The first is probably the most problematic, as absent any more elegant solution you have to hand select the directories to restore in the navigator at restoration time. The reason is that, apparently, Arkeia has no mechanism for not restoring files already present on the disk, nothing analogous to tar's -p option. If you simply allow a full restore, the restore will crash as Arkeia over-writes a library which is in use at restore time, e.g. lib/libc-2.1.1.so. Hand selection of directories to restore is at best dicey, so I recommend against it.
The second caveat is that you have to back up the Arkeia data dictionary and/or programs. To do that, modify the save.metatdata script by adding Arkeia to the list of directories to save:
# arkeia specific: tar cf - usr/knox | gzip -c > $zip/arkeia.tar.gz |
You must back up the data dictionary this way because Arkeia does not back up the data dictionary. This is one of my complaints about Arkeia, and I solve it on my own computer by saving the data dictionary to tape with The TOLIS Group's BRU.
The data dictionary will be restored in the script restore.metadata automatically.
Amanda (The Advanced Maryland Automatic Network Disk Archiver) works quite well with this set of scripts. Use the normal Amanda back-up process, and build your first stage data as usual. Amanda stores the data on tape in GNU tar or cpio format, and you can recover from individual files to entire backup images. The nice thing about recovering entire images is that you can then use variants on the scripts in this HOWTO to restore from the images, or direct from tape. I was able to restore my test machine with the directions from W. Curtis Preston's Unix Backup & Recovery. For more information on it, see the Resources. The Amanda chapter from the book is on line.
I made two changes to the script restore.tester. First, I changed it to accept a file name as an argument. Then, since Amanda's amrestore decompresses the data as it restores it, I rewrote it to cat the file into the pipe instead of decompressing it.
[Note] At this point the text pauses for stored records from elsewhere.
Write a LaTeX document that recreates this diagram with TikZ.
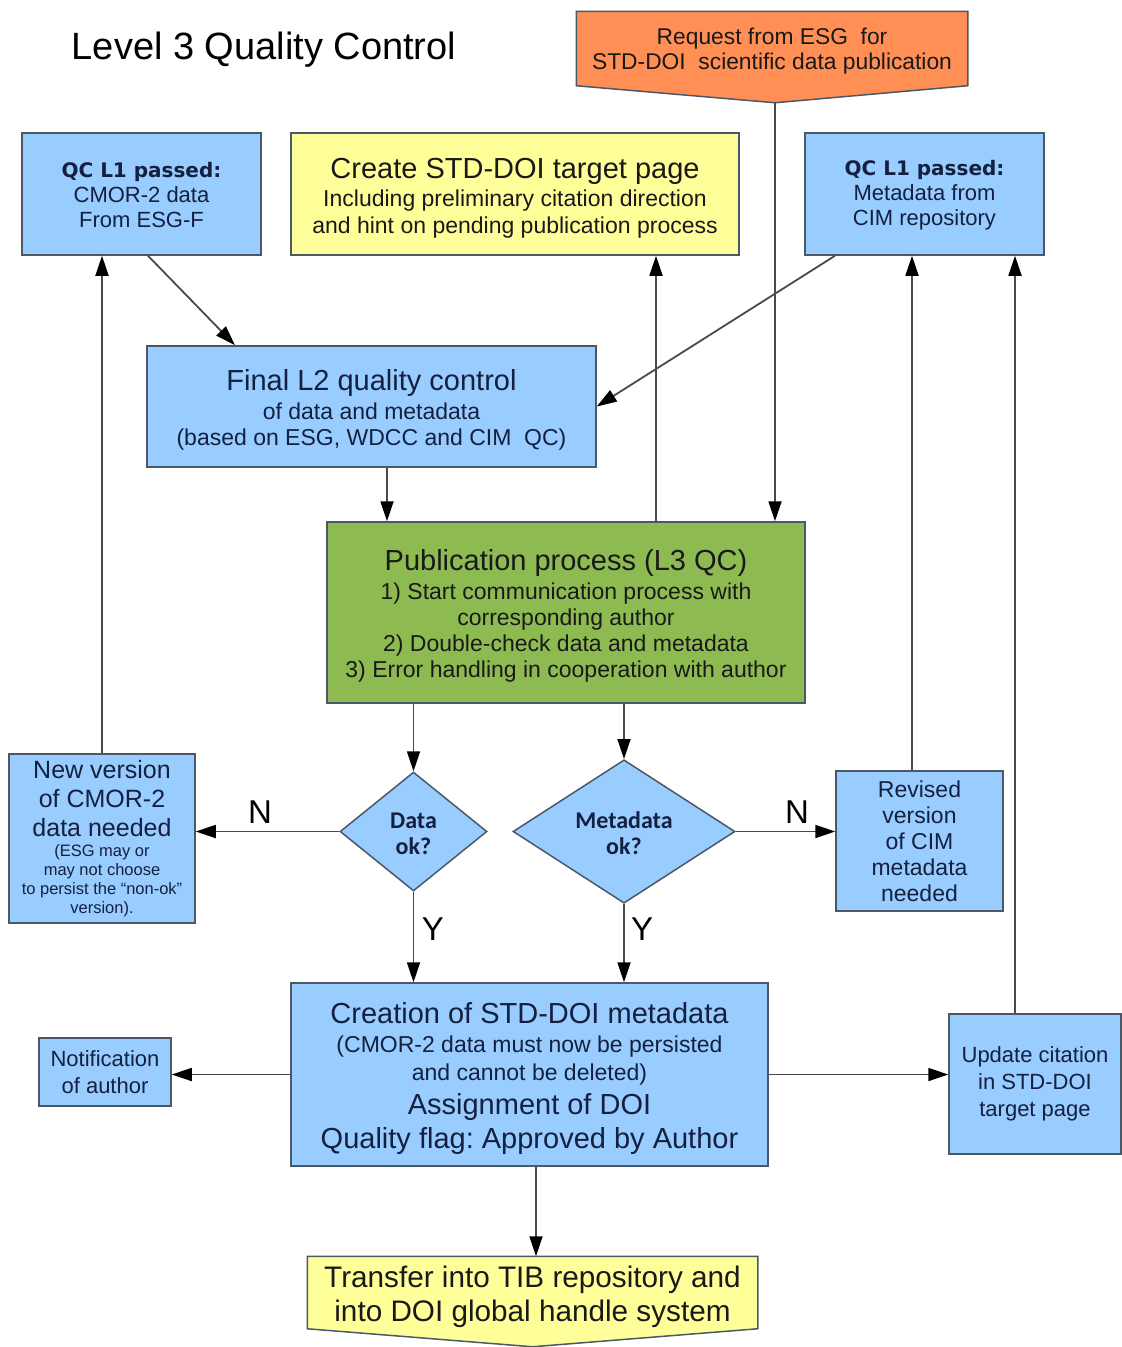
\documentclass[tikz,border=0pt]{standalone}
\usepackage{fontspec}
\setmainfont{Liberation Sans}
\newfontfamily\qcfont{DejaVu Sans}
\newfontfamily\diafont{Carlito}
\usetikzlibrary{arrows.meta,backgrounds,shapes.geometric}
\definecolor{boxblue}{HTML}{99CCFF}
\definecolor{boxline}{HTML}{4A5868}
\definecolor{boxtext}{HTML}{14203F}
\definecolor{boxyellow}{HTML}{FFFF99}
\definecolor{boxgreen}{HTML}{8DBB52}
\definecolor{boxorange}{HTML}{FF8F55}
\definecolor{linegray}{HTML}{4A4A4A}
\newcommand{\hdfont}{\fontsize{29}{33}\selectfont}
\newcommand{\headstrut}{\rule{0pt}{28pt}}
\newcommand{\smfont}{\fontsize{16.5}{19}\selectfont}
\tikzstyle{box}=[rectangle, fill=boxblue, draw=boxline, line width=1.5pt, inner sep=0pt, align=center, text=boxtext, font=\fontsize{23}{26}\selectfont, anchor=center]
\tikzstyle{yellowbox}=[box, fill=boxyellow, text=black!90]
\tikzstyle{greenbox}=[box, fill=boxgreen, text=black!90]
\tikzstyle{pentext}=[box, draw=none, fill=none, text=black!90]
\tikzstyle{pent}=[line width=1.5pt, draw=boxline]
\tikzstyle{decision}=[diamond, fill=boxblue, draw=boxline, line width=1.5pt, inner sep=0pt, align=center, text=boxtext, font=\diafont\bfseries\fontsize{24}{26}\selectfont]
\tikzstyle{conn}=[draw=linegray, line width=1.8pt, -{Triangle[length=20pt,width=13pt,color=black]}]
\tikzstyle{annot}=[font=\fontsize{33}{33}\selectfont]
\begin{document}
\frenchspacing
\begin{tikzpicture}[x=1pt, y=-1pt]
	\useasboundingbox (0,0) rectangle (1122,1347);

	\node[font=\fontsize{38}{40}\selectfont] (title) at (264,50) {Level 3 Quality Control};

	% request from ESG (pentagon)
	\node[pentext, font=\fontsize{22.8}{25}\selectfont, minimum width=390pt, minimum height=73pt] (req) at (772,48.5) {\rule{0pt}{21pt}Request from ESG\ \ for\\STD-DOI\ \ scientific data publication};
	\coordinate (reqtip) at ([xshift=3pt,yshift=-17pt]req.south);

	\node[box, font=\fontsize{22}{25}\selectfont, minimum width=239pt, minimum height=122pt] (qcl) at (141.5,194) {{\qcfont\bfseries\fontsize{20}{25}\selectfont\rule{0pt}{17pt}QC L1 passed:}\\CMOR-2 data\\From ESG-F};
	\node[yellowbox, font=\fontsize{23}{27}\selectfont, minimum width=448pt, minimum height=122pt] (yel) at (515,194) {\hdfont\headstrut Create STD-DOI target page\\[1pt]Including preliminary citation direction\\and hint on pending publication process};
	\node[box, font=\fontsize{22}{25}\selectfont, minimum width=239pt, minimum height=122pt] (qcr) at (924.5,194) {{\qcfont\bfseries\fontsize{20}{25}\selectfont\rule{0pt}{17pt}QC L1 passed:}\\Metadata from\\CIM repository};

	\node[box, minimum width=449pt, minimum height=121pt] (fin) at (371.5,406.5) {\hdfont\headstrut Final L2 quality control\\[3pt]of data and metadata\\(based on ESG, WDCC and CIM\ \ QC)};

	\node[greenbox, minimum width=478pt, minimum height=181pt] (pub) at (566,612.5) {\hdfont\headstrut Publication process (L3 QC)\\[3pt]1) Start communication process with\\corresponding author\\2) Double-check data and metadata\\3) Error handling in cooperation with author};

	\node[decision, minimum width=147pt, minimum height=119pt] (dat) at (413.5,831.5) {\rule{0pt}{20pt}Data\\ok?};
	\node[decision, minimum width=222pt, minimum height=133pt] (meta) at (624,831.5) {\rule{0pt}{20pt}Metadata\\ok?};

	\node[box, font=\fontsize{25}{29}\selectfont, minimum width=186pt, minimum height=169pt] (nv) at (102,838.5) {New version\\of CMOR-2\\data needed\\[-9pt]\smfont (ESG may or\\[-10pt]\smfont may not choose\\[-10pt]\smfont to persist the “non-ok”\\[-10pt]\smfont version).};
	\node[box, minimum width=167pt, minimum height=140pt] (rev) at (919.5,841) {Revised\\version\\of CIM\\metadata\\needed};

	\node[box, font=\fontsize{23}{28}\selectfont, minimum width=477pt, minimum height=183pt] (cre) at (529.5,1074.5) {\hdfont\headstrut Creation of STD-DOI metadata\\[1pt](CMOR-2 data must now be persisted\\and cannot be deleted)\\[6pt]\hdfont Assignment of DOI\\[6pt]\hdfont Quality flag: Approved by Author};
	\node[box, font=\fontsize{22}{27}\selectfont, minimum width=132pt, minimum height=68pt] (noti) at (105,1072) {Notification\\of author};
	\node[box, font=\fontsize{22}{27}\selectfont, minimum width=172pt, minimum height=140pt] (upd) at (1035,1084) {Update citation\\in STD-DOI\\target page};

	% transfer (pentagon)
	\node[pentext, font=\fontsize{29.7}{34}\selectfont, minimum width=449pt, minimum height=71pt] (tra) at (532.5,1292.5) {\rule{0pt}{30pt}Transfer into TIB repository and\\into DOI global handle system};
	\coordinate (tratip) at ([yshift=-18pt]tra.south);

	\begin{scope}[on background layer]
		\draw[pent, fill=boxorange] (req.north west) -- (req.north east) -- (req.south east) -- (reqtip) -- (req.south west) -- cycle;
		\draw[pent, fill=boxyellow] (tra.north west) -- (tra.north east) -- (tra.south east) -- (tratip) -- (tra.south west) -- cycle;
	\end{scope}

	% connectors
	\draw[conn] ([xshift=6.5pt]qcl.south) -- ([xshift=-136.5pt]fin.north);
	\draw[conn] ([xshift=-89.5pt]qcr.south) -- (fin.east);
	\draw[conn] (reqtip) -- (reqtip |- pub.north);
	\draw[conn] ([xshift=15.5pt]fin.south) -- ([xshift=-179pt]pub.north);
	\draw[conn] ([xshift=90pt]pub.north) -- ([xshift=141pt]yel.south);
	\draw[conn] ([xshift=-152.5pt]pub.south) -- (dat.north);
	\draw[conn] ([xshift=58pt]pub.south) -- (meta.north);
	\draw[conn] (dat.west) -- (dat.west -| nv.east);
	\draw[conn] (meta.east) -- (meta.east -| rev.west);
	\draw[conn] (dat.south) -- (dat.south |- cre.north);
	\draw[conn] (meta.south) -- (meta.south |- cre.north);
	\draw[conn] (nv.north) -- (nv.north |- qcl.south);
	\draw[conn] ([xshift=-7.5pt]rev.north) -- ([xshift=-12.5pt]qcr.south);
	\draw[conn] ([xshift=-20pt]upd.north) -- ([xshift=90.5pt]qcr.south);
	\draw[conn] (cre.west) -- (cre.west -| noti.east);
	\draw[conn] (cre.east) -- (cre.east -| upd.west);
	\draw[conn] ([xshift=6.5pt]cre.south) -- ([xshift=3.5pt]tra.north);

	\node[annot] (ndat) at (260,812) {N};
	\node[annot] (nmeta) at (797,812) {N};
	\node[annot] (ydat) at (433,929) {Y};
	\node[annot] (ymeta) at (642,929) {Y};
\end{tikzpicture}
\end{document}
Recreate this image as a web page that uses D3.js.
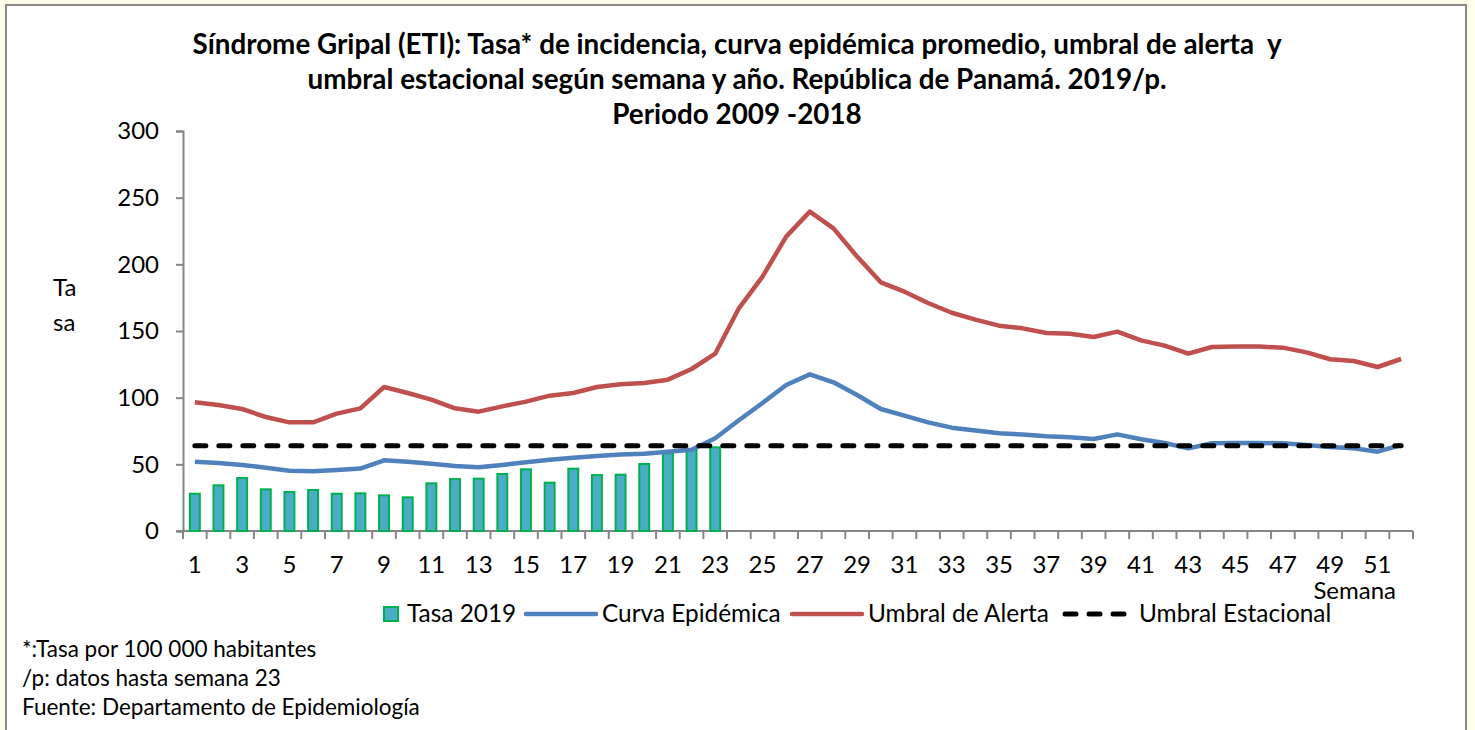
<!DOCTYPE html>
<html>
<head>
<meta charset="utf-8">
<script src="https://cdn.jsdelivr.net/npm/d3@7"></script>
<style>
  body { margin: 0; background: #fdfde9; }
  svg { display: block; font-family: Lato, "Open Sans", sans-serif; }
</style>
</head>
<body>
<div id="chart"></div>
<script>
// weeks 1..52
const weeks = d3.range(1, 53);

// Tasa 2019 (data up to week 23)
const tasa2019 = [28.7, 35, 40.5, 32, 30, 31.5, 28.7, 29, 27.5, 26, 36.5, 39.7,
  40, 43.5, 47, 37, 47.5, 42.7, 43, 51, 59, 62, 63.5];

const curvaEpidemica = [52, 51, 49.5, 47.5, 45.2, 44.8, 45.8, 46.8, 53, 52, 50.5, 48.7,
  47.8, 49.5, 51.5, 53.5, 55, 56.3, 57.3, 58, 59.5, 61, 69.5, 83, 96, 109.5,
  117.5, 111.5, 102, 91.5, 86.5, 81.5, 77.5, 75.3, 73.3, 72.3, 71, 70.3, 69, 72.5,
  68.8, 66, 62, 65.8, 66, 66, 65.8, 64.5, 63, 62, 59.5, 64.5];

const umbralAlerta = [96.5, 94.5, 91.5, 85.5, 81.5, 81.5, 88, 92, 108, 103.5, 98.5, 92,
  89.5, 93.5, 97, 101.5, 103.5, 108, 110, 111, 113.5, 121.5, 133, 167, 190.8, 220.8,
  239.5, 227, 205.8, 186.5, 179.5, 171, 163.7, 158.5, 154, 152, 148.5, 148, 145.5, 149.5,
  143, 139, 133, 138, 138.3, 138.3, 137.5, 134, 128.8, 127.5, 123, 129];

const umbralEstacional = 64;

const yTicks = [0, 50, 100, 150, 200, 250, 300];

const titleLines = [
  'Síndrome Gripal (ETI): Tasa* de incidencia, curva epidémica promedio, umbral de alerta  y',
  'umbral estacional según semana y año. República de Panamá. 2019/p.',
  'Periodo 2009 -2018'
];
const notes = [
  '*:Tasa por 100 000 habitantes',
  '/p: datos hasta semana 23',
  'Fuente: Departamento de Epidemiología'
];

const W = 1475, H = 730;
const margin = { left: 183, right: 62, top: 131, bottom: 199 };

const svg = d3.select('#chart').append('svg')
  .attr('width', W)
  .attr('height', H);

// frame
svg.append('rect')
  .attr('x', 6).attr('y', 5)
  .attr('width', 1460).attr('height', 740)
  .attr('fill', '#fff')
  .attr('stroke', '#8a8a8a')
  .attr('stroke-width', 2);

const x = d3.scaleBand()
  .domain(weeks)
  .range([margin.left, W - margin.right]);

const y = d3.scaleLinear()
  .domain([0, 300])
  .range([H - margin.bottom, margin.top]);

const axisColor = '#868686';

// title
svg.append('text')
  .attr('x', 737)
  .attr('text-anchor', 'middle')
  .style('font-weight', 'bold')
  .style('font-size', '27.8px')
  .style('white-space', 'pre')
  .selectAll('tspan')
  .data(titleLines)
  .join('tspan')
  .attr('x', 737)
  .attr('y', (d, i) => 54 + i * 35)
  .text(d => d);

// y axis
const yAxis = svg.append('g')
  .attr('transform', `translate(${margin.left},0)`)
  .call(d3.axisLeft(y).tickValues(yTicks).tickSize(7).tickPadding(17));
yAxis.select('.domain').attr('stroke', axisColor).attr('stroke-width', 2);
yAxis.selectAll('.tick line').attr('stroke', axisColor).attr('stroke-width', 2);
yAxis.selectAll('.tick text')
  .attr('fill', '#000')
  .style('font-size', '24px')
  .style('font-family', 'Lato');

// x axis (ticks at category boundaries)
const xg = svg.append('g')
  .attr('transform', `translate(0,${y(0)})`);
xg.append('line')
  .attr('x1', margin.left - 6).attr('x2', W - margin.right)
  .attr('stroke', axisColor).attr('stroke-width', 2);
xg.selectAll('line.tk')
  .data(weeks.concat([53]))
  .join('line')
  .attr('class', 'tk')
  .attr('x1', d => d === 53 ? x(52) + x.bandwidth() : x(d))
  .attr('x2', d => d === 53 ? x(52) + x.bandwidth() : x(d))
  .attr('y1', 0).attr('y2', 8)
  .attr('stroke', axisColor).attr('stroke-width', 2);
xg.selectAll('text')
  .data(weeks.filter(d => d % 2 === 1))
  .join('text')
  .attr('x', d => x(d) + x.bandwidth() / 2)
  .attr('y', 42)
  .attr('text-anchor', 'middle')
  .style('font-size', '24px')
  .text(d => d);

svg.append('text')
  .attr('x', 1396).attr('y', 599)
  .attr('text-anchor', 'end')
  .style('font-size', '24px')
  .text('Semana');

// y axis title
svg.append('text')
  .style('font-size', '24px')
  .selectAll('tspan')
  .data(['Ta', 'sa'])
  .join('tspan')
  .attr('x', 53)
  .attr('y', (d, i) => 296 + i * 35)
  .text(d => d);

// bars
const barW = x.bandwidth() * 0.42;
svg.append('g')
  .selectAll('rect')
  .data(tasa2019)
  .join('rect')
  .attr('x', (d, i) => x(i + 1) + (x.bandwidth() - barW) / 2)
  .attr('y', d => y(d) + 1)
  .attr('width', barW)
  .attr('height', d => y(0) - y(d) - 1)
  .attr('fill', '#4bacc6')
  .attr('stroke', '#00b050')
  .attr('stroke-width', 2);

const line = d3.line()
  .x((d, i) => x(i + 1) + x.bandwidth() / 2)
  .y(d => y(d));

svg.append('path')
  .datum(curvaEpidemica)
  .attr('d', line)
  .attr('fill', 'none')
  .attr('stroke', '#4f81bd')
  .attr('stroke-width', 4.5)
  .attr('stroke-linejoin', 'round');

svg.append('path')
  .datum(umbralAlerta)
  .attr('d', line)
  .attr('fill', 'none')
  .attr('stroke', '#c0504d')
  .attr('stroke-width', 4.5)
  .attr('stroke-linejoin', 'round');

svg.append('path')
  .datum(weeks.map(() => umbralEstacional))
  .attr('d', line)
  .attr('fill', 'none')
  .attr('stroke', '#000')
  .attr('stroke-width', 5)
  .attr('stroke-linecap', 'round')
  .attr('stroke-dasharray', '11,13');

// legend
const lg = svg.append('g').style('font-size', '24.4px');
lg.append('rect')
  .attr('x', 384).attr('y', 607).attr('width', 14).attr('height', 14)
  .attr('fill', '#4bacc6').attr('stroke', '#00b050').attr('stroke-width', 2);
lg.append('text').attr('x', 407).attr('y', 622).text('Tasa 2019');

lg.append('line').attr('x1', 526).attr('x2', 596).attr('y1', 614).attr('y2', 614)
  .attr('stroke', '#4f81bd').attr('stroke-width', 4.5).attr('stroke-linecap', 'round');
lg.append('text').attr('x', 602).attr('y', 622).text('Curva Epidémica');

lg.append('line').attr('x1', 792).attr('x2', 862).attr('y1', 614).attr('y2', 614)
  .attr('stroke', '#c0504d').attr('stroke-width', 4.5).attr('stroke-linecap', 'round');
lg.append('text').attr('x', 868).attr('y', 622).text('Umbral de Alerta');

lg.append('line').attr('x1', 1065).attr('x2', 1128).attr('y1', 614).attr('y2', 614)
  .attr('stroke', '#000').attr('stroke-width', 5).attr('stroke-linecap', 'round')
  .attr('stroke-dasharray', '11,13');
lg.append('text').attr('x', 1139).attr('y', 622).text('Umbral Estacional');

// notes
svg.append('g')
  .style('font-size', '22.5px')
  .selectAll('text')
  .data(notes)
  .join('text')
  .attr('x', 22)
  .attr('y', (d, i) => 657 + i * 29)
  .text(d => d);
</script>
</body>
</html>
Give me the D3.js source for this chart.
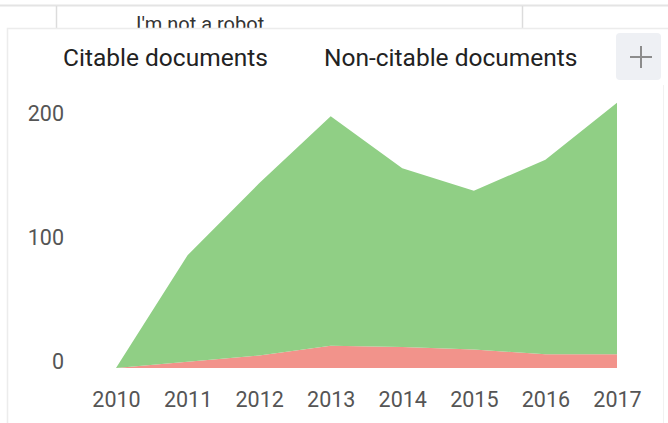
<!DOCTYPE html>
<html>
<head>
<meta charset="utf-8">
<script src="https://cdn.jsdelivr.net/npm/d3@7/dist/d3.min.js"></script>
<style>
  html, body { margin: 0; padding: 0; background: #ffffff; }
  svg { display: block; font-family: Roboto, "Noto Sans", sans-serif; }
</style>
</head>
<body>
<svg id="chart" width="668" height="423"></svg>
<script>
// Documents per year, stacked: non-citable at the bottom, citable on top
const years = [2010, 2011, 2012, 2013, 2014, 2015, 2016, 2017];
const citable = [0, 86, 139, 185, 144, 128, 157, 203];
const nonCitable = [0, 5, 10, 18, 17, 15, 11, 11];
const yTicks = [0, 100, 200];
const seriesNames = ["Citable documents", "Non-citable documents"];
const seriesColors = { nonCitable: "#f2938b", citable: "#90cf85" };

const svg = d3.select("#chart");
const W = 668, H = 423;

// Page chrome behind the chart card
svg.append("rect").attr("width", W).attr("height", H).attr("fill", "#ffffff");
svg.append("line").attr("x1", 0).attr("x2", W).attr("y1", 5.5).attr("y2", 5.5)
  .attr("stroke", "#e4e4e4").attr("stroke-width", 2);
[56.5, 522.5].forEach(x => {
  svg.append("line").attr("x1", x).attr("x2", x).attr("y1", 6).attr("y2", 28)
    .attr("stroke", "#dcdcdc").attr("stroke-width", 1.5);
});
svg.append("text").attr("x", 136).attr("y", 31)
  .attr("font-size", 20).attr("fill", "#333").text("I'm not a robot");

// Chart card
svg.append("rect").attr("x", 7.5).attr("y", 28.5).attr("width", 700).attr("height", 420)
  .attr("fill", "#ffffff").attr("stroke", "#ececec").attr("stroke-width", 1.5);
svg.append("line").attr("x1", 663.5).attr("x2", 663.5).attr("y1", 85).attr("y2", H)
  .attr("stroke", "#f1f1f1").attr("stroke-width", 1);

// Legend
svg.append("text").attr("x", 63).attr("y", 66).attr("font-size", 24.5).attr("fill", "#222")
  .text(seriesNames[0]);
svg.append("text").attr("x", 324).attr("y", 66).attr("font-size", 24.5).attr("fill", "#222")
  .text(seriesNames[1]);

// Expand button
svg.append("rect").attr("x", 616).attr("y", 33).attr("width", 45).attr("height", 47).attr("rx", 4)
  .attr("fill", "#eef0f4");
svg.append("path").attr("d", "M630,57H652M641,46V68")
  .attr("stroke", "#8c8c8c").attr("stroke-width", 2).attr("fill", "none");

// Scales
const x = d3.scaleLinear().domain([2010, 2017]).range([116, 617]);
const y = d3.scaleLinear().domain([0, 200]).range([368, 120]);

const rows = years.map((yr, i) => ({ year: yr, nonCitable: nonCitable[i], citable: citable[i] }));
const stacked = d3.stack().keys(["nonCitable", "citable"])(rows);

const area = d3.area()
  .x(d => x(d.data.year))
  .y0(d => y(d[0]))
  .y1(d => y(d[1]));

svg.append("g").selectAll("path").data(stacked).join("path")
  .attr("d", area)
  .attr("fill", d => seriesColors[d.key]);

// Axes
const yAxis = d3.axisLeft(y).tickValues(yTicks).tickSize(0).tickPadding(0);
const gy = svg.append("g").attr("transform", "translate(64,0)").call(yAxis);
gy.select(".domain").remove();
gy.selectAll("text").attr("dy", 0).attr("font-size", 21.5).attr("fill", "#555")
  .attr("font-family", "Roboto, sans-serif");

const xAxis = d3.axisBottom(x).tickValues(years).tickFormat(d3.format("d")).tickSize(0).tickPadding(0);
const gx = svg.append("g").attr("transform", "translate(0,407)").call(xAxis);
gx.select(".domain").remove();
gx.selectAll("text").attr("dy", 0).attr("font-size", 21.5).attr("fill", "#555")
  .attr("font-family", "Roboto, sans-serif");
</script>
</body>
</html>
The resulting line looks like this:
cat $file | ssh $target "umask 000 ; cd / ; tar -xpkf - " |
where $file is the script's argument, the image recovered from the tape by amrestore.
Since the command line arguments to tar prohibit over-writing, restore from images in the reverse of the order in which they were made. Restore most recent first.
Amanda does require setting ownership by hand if you back up the amanda data directory with save.metadata. Something like:
bash# chown -R amanda:disk /var/lib/amanda |
You can also add that line to your scripts for second state restoration, such as restore.tester.
OK, NTFS isn't an application. It is a file system used by Microsoft operating system Windows NT and its descendents, including Windows 2000 and Windows XP. You can back it up and restore to it from Linux with ntfsclone, one of the NTFS utilities in the ntfsprogs suite, available from http://linux-ntfs.sourceforge.net/downloads.html.
These scripts will create NTFS partitions, but will not put a file system on them. It is not clear from the docs whether ntfsclone will lay down a file system on a virgin partition or not.